:: Data ::
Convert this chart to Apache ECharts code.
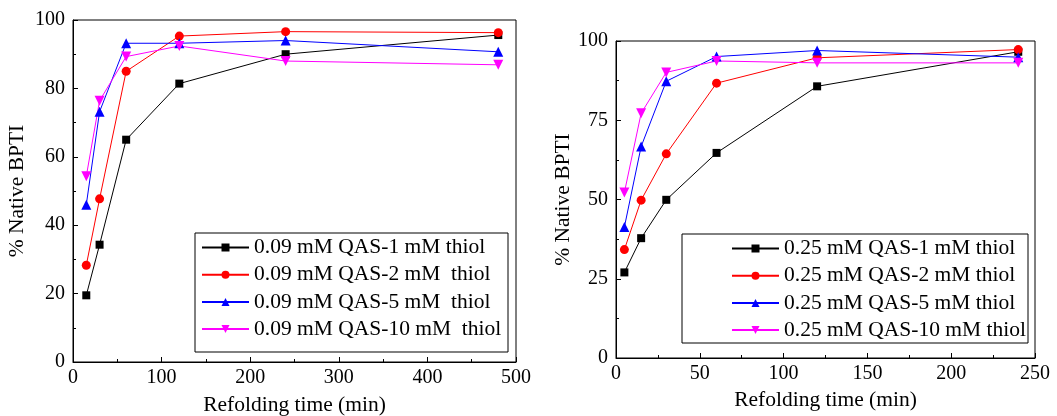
<!DOCTYPE html>
<html>
<head>
<meta charset="utf-8">
<script src="https://cdn.jsdelivr.net/npm/echarts@6/dist/echarts.min.js"></script>
<style>
  html, body { margin: 0; padding: 0; background: #fff; }
  #chart { width: 1057px; height: 416px; }
</style>
</head>
<body>
<div id="chart"></div>
<script>
  // 左图：0.09 mM QAS
  const timeA = [15, 30, 60, 120, 240, 480];
  const namesA = ['0.09 mM QAS-1 mM thiol', '0.09 mM QAS-2 mM  thiol', '0.09 mM QAS-5 mM  thiol', '0.09 mM QAS-10 mM  thiol'];
  const a1 = [19.5, 34.3, 65, 81.4, 90, 95.6];
  const a2 = [28.3, 47.7, 85, 95.3, 96.6, 96.3];
  const a5 = [46, 73.2, 93.2, 93.2, 94, 90.7];
  const a10 = [54.3, 76.4, 89.3, 92.4, 88, 86.9];

  // 右图：0.25 mM QAS
  const timeB = [5, 15, 30, 60, 120, 240];
  const namesB = ['0.25 mM QAS-1 mM thiol', '0.25 mM QAS-2 mM thiol', '0.25 mM QAS-5 mM thiol', '0.25 mM QAS-10 mM thiol'];
  const b1 = [27, 37.8, 49.9, 64.7, 85.7, 96.6];
  const b2 = [34.2, 49.8, 64.4, 86.7, 94.7, 97.3];
  const b5 = [41.3, 66.7, 87.3, 95.1, 97, 94.9];
  const b10 = [52.2, 77.2, 90.1, 93.7, 93.1, 93.1];

  const colors = ['#000000', '#ff0000', '#0000ff', '#ff00ff'];
  const symbols = ['rect', 'circle', 'triangle', 'path://M0,0 L10,0 L5,10 Z'];
  const sizes = [8, 9, 10, 10];
  const font = 'Liberation Serif, Times New Roman, serif';
  const titleSize = 21.5;

  const pair = (xs, ys) => xs.map((x, i) => [x, ys[i]]);

  function makeSeries(xs, sets, names, idx) {
    return sets.map((ys, i) => ({
      name: names[i],
      type: 'line',
      xAxisIndex: idx,
      yAxisIndex: idx,
      data: pair(xs, ys),
      symbol: symbols[i],
      symbolSize: sizes[i],
      color: colors[i],
      lineStyle: { width: 1, color: colors[i] },
      itemStyle: { color: colors[i] },
      animation: false,
    }));
  }

  function xAxis(idx, max, interval, gap) {
    return {
      type: 'value', gridIndex: idx, min: 0, max: max, interval: interval,
      name: 'Refolding time (min)', nameLocation: 'middle', nameGap: gap,
      nameTextStyle: { fontFamily: font, fontSize: titleSize, color: '#000' },
      axisLine: { show: true, lineStyle: { color: '#000', width: 1 } },
      axisTick: { inside: true, length: 5, lineStyle: { color: '#000' } },
      minorTick: { show: true, splitNumber: 2, length: 3, lineStyle: { color: '#000' } },
      axisLabel: { fontFamily: font, fontSize: 20, color: '#000', margin: 6 },
      splitLine: { show: false },
    };
  }

  function yAxis(idx, interval, gap) {
    return {
      type: 'value', gridIndex: idx, min: 0, max: 100, interval: interval,
      name: '% Native BPTI', nameLocation: 'middle', nameGap: gap,
      nameTextStyle: { fontFamily: font, fontSize: titleSize, color: '#000' },
      axisLine: { show: true, lineStyle: { color: '#000', width: 1 } },
      axisTick: { inside: true, length: 5, lineStyle: { color: '#000' } },
      minorTick: { show: true, splitNumber: 2, length: 3, lineStyle: { color: '#000' } },
      axisLabel: { fontFamily: font, fontSize: 20, color: '#000', margin: 8 },
      splitLine: { show: false },
    };
  }

  function legend(names, left, top) {
    return {
      data: names, orient: 'vertical', left: left, top: top,
      itemWidth: 47, itemHeight: 10, itemGap: 5.2,
      padding: 0,
      textStyle: { fontFamily: font, fontSize: titleSize, color: '#000' },
      selectedMode: false,
    };
  }

  // 图例外框
  function frame(x, y, w, h) {
    return {
      type: 'rect', left: x, top: y, z: 10,
      shape: { width: w, height: h },
      style: { fill: 'none', stroke: '#000', lineWidth: 1 },
    };
  }

  const chart = echarts.init(document.getElementById('chart'));
  chart.setOption({
    backgroundColor: '#fff',
    grid: [
      { left: 73, top: 20, width: 443, height: 342, show: true, borderColor: '#000', borderWidth: 1, outerBoundsMode: 'none' },
      { left: 616, top: 41, width: 419, height: 317, show: true, borderColor: '#000', borderWidth: 1, outerBoundsMode: 'none' },
    ],
    xAxis: [xAxis(0, 500, 100, 32.5), xAxis(1, 250, 50, 30.5)],
    yAxis: [yAxis(0, 20, 44.5), yAxis(1, 25, 35.5)],
    legend: [legend(namesA, 201, 236.5), legend(namesB, 731, 237.5)],
    graphic: [frame(192.5, 230.5, 313, 119), frame(679.5, 231.5, 346, 109)],
    series: [
      ...makeSeries(timeA, [a1, a2, a5, a10], namesA, 0),
      ...makeSeries(timeB, [b1, b2, b5, b10], namesB, 1),
    ],
  });
</script>
</body>
</html>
:::
Aim of the exercise
The data above should be repeated exactly, minus any pictures.

The solution
Convert this chart to Apache ECharts code.
<!DOCTYPE html>
<html>
<head>
<meta charset="utf-8">
<script src="https://cdn.jsdelivr.net/npm/echarts@6/dist/echarts.min.js"></script>
<style>
  html, body { margin: 0; padding: 0; background: #fff; }
  #chart { width: 1057px; height: 416px; }
</style>
</head>
<body>
<div id="chart"></div>
<script>
  // 左图：0.09 mM QAS
  const timeA = [15, 30, 60, 120, 240, 480];
  const namesA = ['0.09 mM QAS-1 mM thiol', '0.09 mM QAS-2 mM  thiol', '0.09 mM QAS-5 mM  thiol', '0.09 mM QAS-10 mM  thiol'];
  const a1 = [19.5, 34.3, 65, 81.4, 90, 95.6];
  const a2 = [28.3, 47.7, 85, 95.3, 96.6, 96.3];
  const a5 = [46, 73.2, 93.2, 93.2, 94, 90.7];
  const a10 = [54.3, 76.4, 89.3, 92.4, 88, 86.9];

  // 右图：0.25 mM QAS
  const timeB = [5, 15, 30, 60, 120, 240];
  const namesB = ['0.25 mM QAS-1 mM thiol', '0.25 mM QAS-2 mM thiol', '0.25 mM QAS-5 mM thiol', '0.25 mM QAS-10 mM thiol'];
  const b1 = [27, 37.8, 49.9, 64.7, 85.7, 96.6];
  const b2 = [34.2, 49.8, 64.4, 86.7, 94.7, 97.3];
  const b5 = [41.3, 66.7, 87.3, 95.1, 97, 94.9];
  const b10 = [52.2, 77.2, 90.1, 93.7, 93.1, 93.1];

  const colors = ['#000000', '#ff0000', '#0000ff', '#ff00ff'];
  const symbols = ['rect', 'circle', 'triangle', 'path://M0,0 L10,0 L5,10 Z'];
  const sizes = [8, 9, 10, 10];
  const font = 'Liberation Serif, Times New Roman, serif';
  const titleSize = 21.5;

  const pair = (xs, ys) => xs.map((x, i) => [x, ys[i]]);

  function makeSeries(xs, sets, names, idx) {
    return sets.map((ys, i) => ({
      name: names[i],
      type: 'line',
      xAxisIndex: idx,
      yAxisIndex: idx,
      data: pair(xs, ys),
      symbol: symbols[i],
      symbolSize: sizes[i],
      color: colors[i],
      lineStyle: { width: 1, color: colors[i] },
      itemStyle: { color: colors[i] },
      animation: false,
    }));
  }

  function xAxis(idx, max, interval, gap) {
    return {
      type: 'value', gridIndex: idx, min: 0, max: max, interval: interval,
      name: 'Refolding time (min)', nameLocation: 'middle', nameGap: gap,
      nameTextStyle: { fontFamily: font, fontSize: titleSize, color: '#000' },
      axisLine: { show: true, lineStyle: { color: '#000', width: 1 } },
      axisTick: { inside: true, length: 5, lineStyle: { color: '#000' } },
      minorTick: { show: true, splitNumber: 2, length: 3, lineStyle: { color: '#000' } },
      axisLabel: { fontFamily: font, fontSize: 20, color: '#000', margin: 6 },
      splitLine: { show: false },
    };
  }

  function yAxis(idx, interval, gap) {
    return {
      type: 'value', gridIndex: idx, min: 0, max: 100, interval: interval,
      name: '% Native BPTI', nameLocation: 'middle', nameGap: gap,
      nameTextStyle: { fontFamily: font, fontSize: titleSize, color: '#000' },
      axisLine: { show: true, lineStyle: { color: '#000', width: 1 } },
      axisTick: { inside: true, length: 5, lineStyle: { color: '#000' } },
      minorTick: { show: true, splitNumber: 2, length: 3, lineStyle: { color: '#000' } },
      axisLabel: { fontFamily: font, fontSize: 20, color: '#000', margin: 8 },
      splitLine: { show: false },
    };
  }

  function legend(names, left, top) {
    return {
      data: names, orient: 'vertical', left: left, top: top,
      itemWidth: 47, itemHeight: 10, itemGap: 5.2,
      padding: 0,
      textStyle: { fontFamily: font, fontSize: titleSize, color: '#000' },
      selectedMode: false,
    };
  }

  // 图例外框
  function frame(x, y, w, h) {
    return {
      type: 'rect', left: x, top: y, z: 10,
      shape: { width: w, height: h },
      style: { fill: 'none', stroke: '#000', lineWidth: 1 },
    };
  }

  const chart = echarts.init(document.getElementById('chart'));
  chart.setOption({
    backgroundColor: '#fff',
    grid: [
      { left: 73, top: 20, width: 443, height: 342, show: true, borderColor: '#000', borderWidth: 1, outerBoundsMode: 'none' },
      { left: 616, top: 41, width: 419, height: 317, show: true, borderColor: '#000', borderWidth: 1, outerBoundsMode: 'none' },
    ],
    xAxis: [xAxis(0, 500, 100, 32.5), xAxis(1, 250, 50, 30.5)],
    yAxis: [yAxis(0, 20, 44.5), yAxis(1, 25, 35.5)],
    legend: [legend(namesA, 201, 236.5), legend(namesB, 731, 237.5)],
    graphic: [frame(192.5, 230.5, 313, 119), frame(679.5, 231.5, 346, 109)],
    series: [
      ...makeSeries(timeA, [a1, a2, a5, a10], namesA, 0),
      ...makeSeries(timeB, [b1, b2, b5, b10], namesB, 1),
    ],
  });
</script>
</body>
</html>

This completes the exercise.